Now Alexander's team must decide whether to continue their call for a Russian suspension of the G8. The Foreign Office's preferred approach seems to ignore it altogether, concentrating instead on anti-Russian talks in the G7. Making institutional moves in the G8 risks looking like semantics – after all, the G8 minus one country is, according to maths, the G7. But there might be a case for pushing ahead with a G8 suspension on the grounds it would humiliate Russia.

"These moments test us as an international community," Alexander added. It seems Labour believes the world is meeting the test. "One of the shafts of light in the darkness is the degree of cooperation between the European Union leaders and the US secretary of state John Kerry," he pointed out.

The stench of appeasement lingered in the Commons chamber this afternoon. MPs debating the Crimea crisis weren't prepared to namecheck the Nazis directly – at best they allowed themselves to allude to "the events of the 1930s" – but it was clear they are starting to think about Vladimir Putin as the next Adolf Hitler.
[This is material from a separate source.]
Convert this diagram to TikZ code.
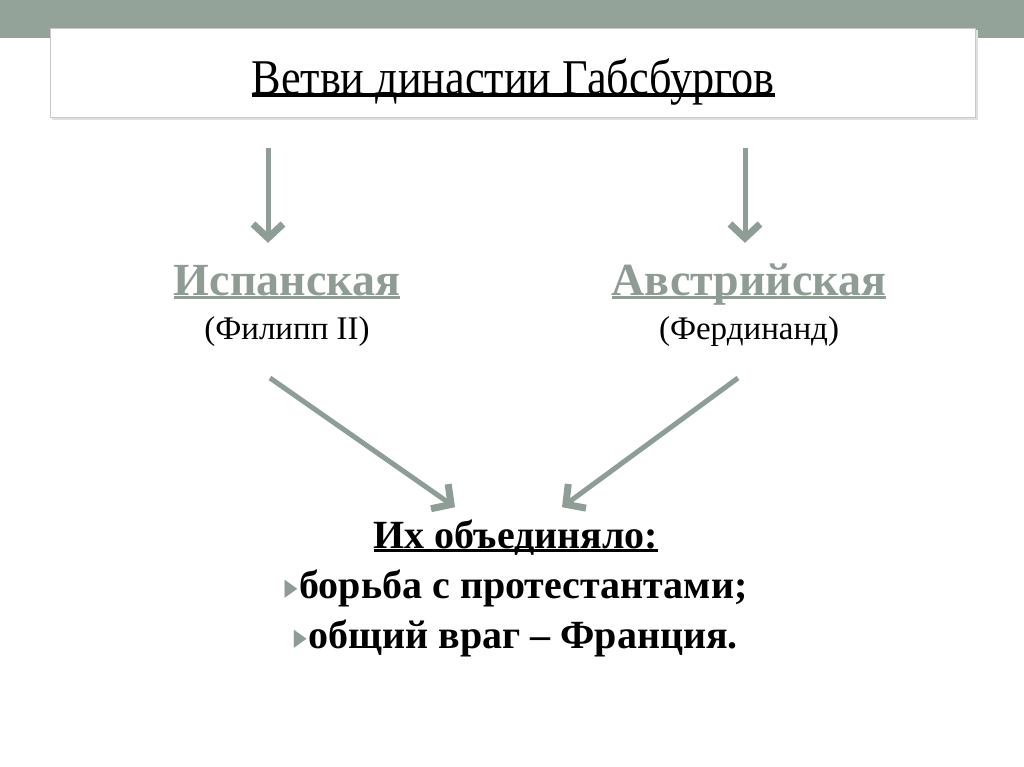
\documentclass[tikz,border=0pt]{standalone}
\usepackage{fontspec}
\setmainfont{Liberation Serif}
\newfontfamily\symfont{DejaVu Sans}
\usetikzlibrary{arrows.meta,calc}
\definecolor{band}{HTML}{94A39A}
\definecolor{arrowc}{HTML}{8E9D95}
\definecolor{greytext}{HTML}{8E9C94}
\definecolor{boxline}{HTML}{C8C8C8}
\newcommand\myul[2][3pt]{\setbox0\hbox{#2}\rlap{\rule[-#1]{\wd0}{0.07em}}\box0}
\newcommand\mybullet{{\color{greytext}\symfont\fontsize{24}{24}\selectfont\raisebox{3pt}{\scalebox{0.7}[1]{▶}}}\hspace{2pt}}
\tikzset{
  arr/.style={draw=arrowc, line width=5pt, -{Straight Barb[length=14pt,width=30pt,line width=7pt]}},
  branch/.style={font=\bfseries\fontsize{46}{50}\selectfont, text=greytext, inner sep=0pt, text height=32pt, text depth=8pt, anchor=base},
  ruler/.style={font=\fontsize{33}{36}\selectfont, inner sep=0pt, anchor=base},
}
\begin{document}
\begin{tikzpicture}[x=1pt,y=-1pt]
\useasboundingbox (0,0) rectangle (1024,767);
\fill[white] (0,0) rectangle (1024,767);
\fill[band] (0,0) rectangle (1024,38);
\fill[black!12] (52,30) rectangle (978,120);
\filldraw[fill=white, draw=boxline, line width=0.8pt] (50,28) rectangle (975,117);
\node[inner sep=0pt, anchor=base, font=\fontsize{50}{56}\selectfont] (title) at (513,95)
  {\scalebox{0.885}[1]{\myul[2pt]{Ветви династии Габсбургов}}};
\node[branch] (spain) at (287,295) {\myul[4pt]{Испанская}};
\node[ruler] (spainsub) at (287,339) {(Филипп II)};
\node[branch] (austria) at (749,295) {\myul[4pt]{Австрийская}};
\node[ruler] (austriasub) at (749,339) {(Фердинанд)};
\node[inner sep=0pt, anchor=base, align=center, font=\bfseries\fontsize{40}{50}\selectfont] (united) at (516,648)
  {\myul[4pt]{Их объединяло:}\\
   \mybullet борьба с протестантами;\\
   \mybullet общий враг – Франция.};
\coordinate (sa) at (268,148);
\coordinate (aa) at (745,148);
\draw[arr, shorten >=20pt] (sa) -- (spain.north -| sa);
\draw[arr, shorten >=20pt] (aa) -- (austria.north -| aa);
\coordinate (ds) at (270,378);
\coordinate (de) at (738,378);
\draw[arr] (ds) -- ($(united.north)+(-61,-12)$);
\draw[arr] (de) -- ($(united.north)+(46,-12)$);
\end{tikzpicture}
\end{document}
Britain's parliamentarians spent the afternoon worrying again and again about the welfare of the other countries on the hinterlands of Europe – Belorussia, Estonia, Moldova, Lithuania, Latvia. These states, in the minds of the armchair diplomats watching the crisis unfold from their offices in London's parliament, are in dire danger. "We've had a relatively weak response from the western world," Conservative MP James Wharton said. "This is not a good place to be. We are not going to stop a bully… with weak actions towards him."
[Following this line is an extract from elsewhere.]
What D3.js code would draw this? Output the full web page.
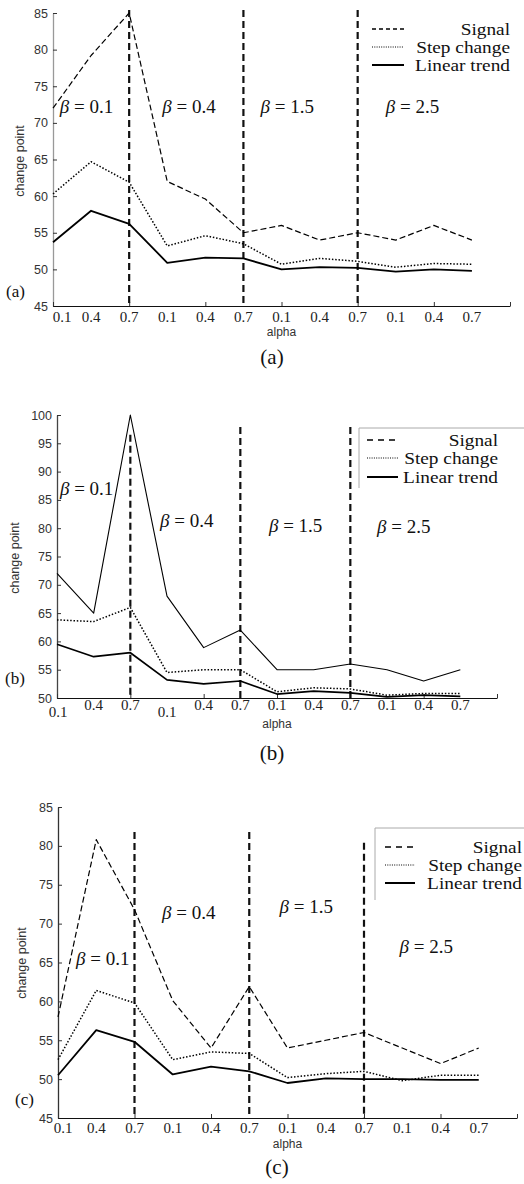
<!DOCTYPE html>
<html>
<head>
<meta charset="utf-8">
<script src="https://cdn.jsdelivr.net/npm/d3@7"></script>
<style>
  body { margin: 0; background: #fff; }
  svg { display: block; }
</style>
</head>
<body>
<div id="chart"></div>
<script>
// tick labels and annotations
var alphaLabels = ["0.1", "0.4", "0.7", "0.1", "0.4", "0.7", "0.1", "0.4", "0.7", "0.1", "0.4", "0.7"];
var betaLabels = ["0.1", "0.4", "1.5", "2.5"];
var betaBounds = [2, 5, 8];
var seriesNames = ["Signal", "Step change", "Linear trend"];

// panel (a)
var signalA = [72, 79.2, 85, 62, 59.6, 55, 56, 54, 55, 54, 56, 54];
var stepA   = [60.3, 64.7, 61.9, 53.2, 54.6, 53.5, 50.7, 51.5, 51.1, 50.3, 50.8, 50.7];
var linearA = [53.7, 58, 56.2, 50.9, 51.6, 51.5, 50, 50.3, 50.2, 49.7, 50, 49.8];

// panel (b)
var signalB = [72, 65, 100, 68, 58.9, 62, 55, 55, 56, 55, 53, 55];
var stepB   = [63.8, 63.5, 66, 54.5, 55, 55, 51.1, 51.8, 51.6, 50.5, 50.8, 50.8];
var linearB = [59.5, 57.3, 58, 53.2, 52.5, 53, 50.7, 51.2, 50.9, 50.2, 50.5, 50.3];

// panel (c)
var signalC = [58, 80.8, 71.8, 60.1, 54, 61.9, 54, 55, 56, 54, 52, 54];
var stepC   = [52.5, 61.4, 59.8, 52.5, 53.5, 53.3, 50.2, 50.7, 51, 49.8, 50.5, 50.5];
var linearC = [50.5, 56.3, 54.8, 50.6, 51.6, 51, 49.5, 50.1, 50, 50, 49.9, 49.9];

var SERIF = "'Liberation Serif', 'Times New Roman', serif";
var SANS = "'Liberation Sans', Arial, sans-serif";

var panels = [
  {
    tag: "(a)", series: [signalA, stepA, linearA],
    xRange: [53, 510], yDomain: [45, 85], yRange: [306, 13],
    yAxisColor: "#999",
    styles: [{dash: "6,3", w: 1.2}, {dash: "1.5,1.8", w: 1.5}, {dash: null, w: 1.8}],
    sepTop: [85.4, 85.4, 85.4],
    betaPos: [[0.18, 71.3], [2.87, 71.3], [5.45, 71.3], [8.74, 71.3]],
    firstDx: 9, labelDy: 16, drop: null,
    alphaY: 336, capY: 364, capX: 272, sideY: 297, sideX: 6, ylabX: 20, ylabY: 161,
    legend: {x1: 372, x2: 404, textX: 510, rows: [29, 47, 65], box: null,
             sampleDash: ["4,3", "1,1.3", null]}
  },
  {
    tag: "(b)", series: [signalB, stepB, linearB],
    xRange: [57, 497], yDomain: [50, 100], yRange: [698, 415],
    yAxisColor: "#444",
    styles: [{dash: null, w: 1.1}, {dash: "1.5,1.8", w: 1.5}, {dash: null, w: 1.7}],
    sepTop: [96.5, 97.9, 97.9],
    betaPos: [[0.08, 85.9], [2.81, 80.2], [5.78, 79.3], [8.73, 79.1]],
    firstDx: 1, labelDy: 12, drop: [7, 0, 0, 7, 0, 0, 0, 0, 0, 0, 0, 0],
    alphaY: 728, capY: 760, capX: 272, sideY: 684, sideX: 5, ylabX: 15, ylabY: 558,
    legend: {x1: 367, x2: 398, textX: 498, rows: [440, 458, 477],
             box: {x: 359, y: 428, x2: 524, y2: 488}, sampleDash: ["6,5", "1,1.3", null]}
  },
  {
    tag: "(c)", series: [signalC, stepC, linearC],
    xRange: [58, 517], yDomain: [45, 85], yRange: [1118, 807],
    yAxisColor: "#333",
    styles: [{dash: "6,3", w: 1.2}, {dash: "1.5,1.8", w: 1.5}, {dash: null, w: 1.8}],
    sepTop: [81.8, 81.8, 80.4],
    betaPos: [[0.47, 64.7], [2.72, 70.6], [5.79, 71.4], [8.93, 66.2]],
    firstDx: 5, labelDy: 15, drop: null,
    alphaY: 1148, capY: 1174, capX: 277, sideY: 1105, sideX: 15, ylabX: 22, ylabY: 963,
    legend: {x1: 385, x2: 415, textX: 522, rows: [847, 865, 883],
             box: {x: 375, y: 828, x2: 524, y2: 900}, sampleDash: ["6,5", "1,1.3", null]}
  }
];

var svg = d3.select("#chart").append("svg")
    .attr("width", 524)
    .attr("height", 1184);

panels.forEach(function (p) {
  var g = svg.append("g");
  var x = d3.scaleLinear().domain([0, 12]).range(p.xRange);
  var y = d3.scaleLinear().domain(p.yDomain).range(p.yRange);

  // Y axis (ticks point inward)
  var yAxis = g.append("g")
      .attr("transform", "translate(" + p.xRange[0] + ",0)")
      .call(d3.axisLeft(y)
          .tickValues(d3.range(p.yDomain[0], p.yDomain[1] + 1, 5))
          .tickSize(-4).tickSizeOuter(0).tickPadding(5));
  yAxis.select(".domain").attr("stroke", p.yAxisColor).attr("stroke-width", 1.3);
  yAxis.selectAll(".tick line").attr("stroke", "#333");
  yAxis.selectAll(".tick text")
      .style("font-family", SANS).style("font-size", "12.5px").attr("fill", "#333");

  // X axis
  var xAxis = g.append("g")
      .attr("transform", "translate(0," + p.yRange[0] + ")")
      .call(d3.axisBottom(x)
          .tickValues(d3.range(0, 13, 2))
          .tickSize(-4).tickSizeOuter(0).tickFormat(""));
  xAxis.select(".domain").attr("stroke", "#111").attr("stroke-width", 1.2);
  xAxis.selectAll(".tick line").attr("stroke", "#333");

  // alpha tick labels
  g.selectAll(".alab")
    .data(alphaLabels)
    .enter()
    .append("text")
      .attr("x", function (d, i) { return x(i) + (i === 0 ? p.firstDx : 0); })
      .attr("y", function (d, i) { return p.yRange[0] + p.labelDy + (p.drop ? p.drop[i] : 0); })
      .attr("text-anchor", "middle")
      .style("font-family", SERIF).style("font-size", "15px").attr("fill", "#222")
      .text(function (d) { return d; });

  // beta separators
  g.selectAll(".sep")
    .data(betaBounds)
    .enter()
    .append("line")
      .attr("x1", function (d) { return x(d); })
      .attr("x2", function (d) { return x(d); })
      .attr("y1", function (d, i) { return y(p.sepTop[i]); })
      .attr("y2", y(p.yDomain[0]))
      .attr("stroke", "#111").attr("stroke-width", 2.2)
      .attr("stroke-dasharray", "7,4");

  // series
  var line = d3.line()
      .x(function (d, i) { return x(i); })
      .y(function (d) { return y(d); });
  p.series.forEach(function (s, k) {
    g.append("path")
      .datum(s)
      .attr("d", line)
      .attr("fill", "none")
      .attr("stroke", "#000")
      .attr("stroke-width", p.styles[k].w)
      .attr("stroke-linejoin", "round")
      .attr("stroke-dasharray", p.styles[k].dash);
  });

  // beta annotations
  betaLabels.forEach(function (b, i) {
    var t = g.append("text")
      .attr("x", x(p.betaPos[i][0]))
      .attr("y", y(p.betaPos[i][1]))
      .style("font-family", SERIF).style("font-size", "19px").attr("fill", "#111");
    t.append("tspan").style("font-style", "italic").text("\u03B2");
    t.append("tspan").text(" = " + b);
  });

  // axis titles
  g.append("text")
    .attr("x", (p.xRange[0] + p.xRange[1]) / 2)
    .attr("y", p.alphaY)
    .attr("text-anchor", "middle")
    .style("font-family", SANS).style("font-size", "12px").attr("fill", "#333")
    .text("alpha");
  g.append("text")
    .attr("transform", "translate(" + p.ylabX + "," + p.ylabY + ") rotate(-90)")
    .attr("text-anchor", "middle")
    .attr("dy", "0.35em")
    .style("font-family", SANS).style("font-size", "12.5px").attr("fill", "#333")
    .text("change point");

  // panel tags
  g.append("text")
    .attr("x", p.sideX).attr("y", p.sideY)
    .style("font-family", SERIF).style("font-size", "17px").attr("fill", "#111")
    .text(p.tag);
  g.append("text")
    .attr("x", p.capX).attr("y", p.capY)
    .attr("text-anchor", "middle")
    .style("font-family", SERIF).style("font-size", "21px").attr("fill", "#111")
    .text(p.tag);

  // legend
  var L = p.legend;
  if (L.box) {
    g.append("path")
      .attr("d", "M" + L.box.x2 + "," + L.box.y + "H" + L.box.x + "V" + L.box.y2)
      .attr("fill", "none").attr("stroke", "#aaa").attr("stroke-width", 1);
  }
  seriesNames.forEach(function (name, k) {
    g.append("line")
      .attr("x1", L.x1).attr("x2", L.x2)
      .attr("y1", L.rows[k]).attr("y2", L.rows[k])
      .attr("stroke", "#000")
      .attr("stroke-width", k === 2 ? 2 : (k === 1 ? 1 : 1.6))
      .attr("stroke-dasharray", L.sampleDash[k]);
    var t = g.append("text")
      .attr("x", L.textX).attr("y", L.rows[k])
      .attr("dy", "0.35em")
      .attr("text-anchor", "end")
      .style("font-family", SERIF).style("font-size", "16.5px").attr("fill", "#111")
      .text(name);
    var w = t.node().getComputedTextLength();
    t.attr("textLength", w * 1.17).attr("lengthAdjust", "spacingAndGlyphs");
  });
});
</script>
</body>
</html>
It is a myth that inside every provincial politician a statesman is waiting to get out. Most like to specialise in some obscure area of public policy. Few like to engage on the grand scale of global diplomacy. And that showed in this debate. A few were passionate advocates of action. Others looked as bewildered and hapless as the rest of us feel when confronted with such big-picture headaches.

"Over the last four years we've looked to improve relations with Russia… but there's no doubt if there's no progress with Ukraine, relations between Russia and many other countries in the world will be permanently affected in this way," Hague declared at the end of his speech.

"Russia should be clear about the long-term consequences, and in the United Kingdom we will not shy away from those consequences."

MPs blinked, scratched themselves, shifted in their seats. Um, they seemed to ask themselves, is something big happening?